Learn more about this report, published in January 2024.

How do you connect with BMW? How does that collaboration happen? And what is the point of reporting? 

It’s two different things, reporting and collaboration. We have a platform team. These are two people whose dedicated job it is to create the connection between the business units and our portfolio companies. There’s this real operational work and exchange. [They have] a lot of connections inside the organization, which is very helpful. 

We do report to a steering committee. So this is basically five people. This is like the head of purchasing, CTO, head of development, and then finance. These are board members that are a part of the steering committee, and then we have corporate strategy in there, and [others…]

This is who we report to twice a year. It is not on an investment-by-investment basis. We go there, and it’s like an LP meeting. We report what we’ve done, and how we’re performing, and also highlight wherever we have companies that are working with BMW or have added value to the organization. 

Then, we have a second entity that we meet with once a quarter, which is all major SVPs. This is not for reporting. This is more like an exchange, where we present new ideas, where we say, “Hey, we have seen this very interesting company, and we’re not sure whether we should invest, have you guys seen similar things?” It’s more like an exchange forum where you can talk about ideas and also concrete projects — where you might need help, or portfolio companies might need help.

What have you learned over these past few years?

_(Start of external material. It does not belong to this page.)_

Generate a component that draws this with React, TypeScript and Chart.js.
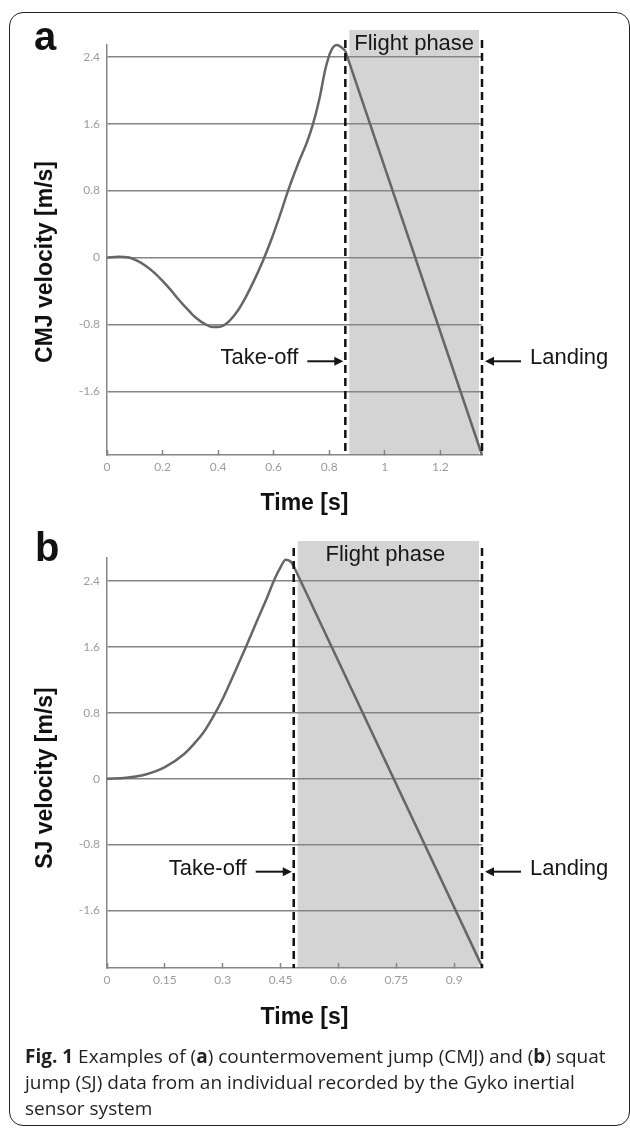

We have a pretty ideal setup. It takes a lot of convincing for most people to give freedom to the operating until that is doing this. It’s absolutely crucial. 

Often, what happens is, you have this valley of death. Most corporate venture units get dissolved after like two years.

Before this, I was doing investments for a large media company in Germany, also here in the Valley. They were very corporate. Our investment committee was the CEO and the CFO and one other guy. They were taking the decisions. So you have a situation where it’s impossible to be successful. You go out and try to negotiate a deal, you get to terms, and then you go back and have them vote on the deal. They’re like, “Oh, yeah, but I don’t like this term.” Then you go back to make a modification to the deal terms… Then, it’s a completely different deal, and that’s not okay. You can’t be financially successful [that way.]

If you want to do venture capital investing in a corporate institution successfully, in my opinion, you have to give the freedom to execute to the people who are running the firm. Often, what happens is, you have this valley of death. Most corporate venture units get dissolved after like two years. This is basically because in theory, people understand the J curve, but then they don’t really. What you will see is people start investing, and then after year two or year three, controllers will come and be like, “Hey, so where are the returns?” And you’re like, “We are investing in an illiquid asset class that usually sees returns after seven to 10 years. So no returns yet.” That’s what often just kills things before they come to fruition. And then obviously, if people then try to sell those assets, good luck. They sell them for pennies on the dollar.

We don’t have that problem, because we have been around for long enough, and we’ve been successful. We have wired money back. I can give that as a recommendation… If you actually have real money to wire back, it will change how people see your initiative.

Just to add to that… follow-on reserves [are essential.] That’s absolute 101 for venture capital investing, but a lot of corporations don’t take that seriously. They run into massive issues, because they think of an investment as one investment, and that’s it. But it’s a process, it’s a partnership. Ideally you double down. That’s where the returns are — doubling down on the winners. That’s something a lot of corporations don’t do.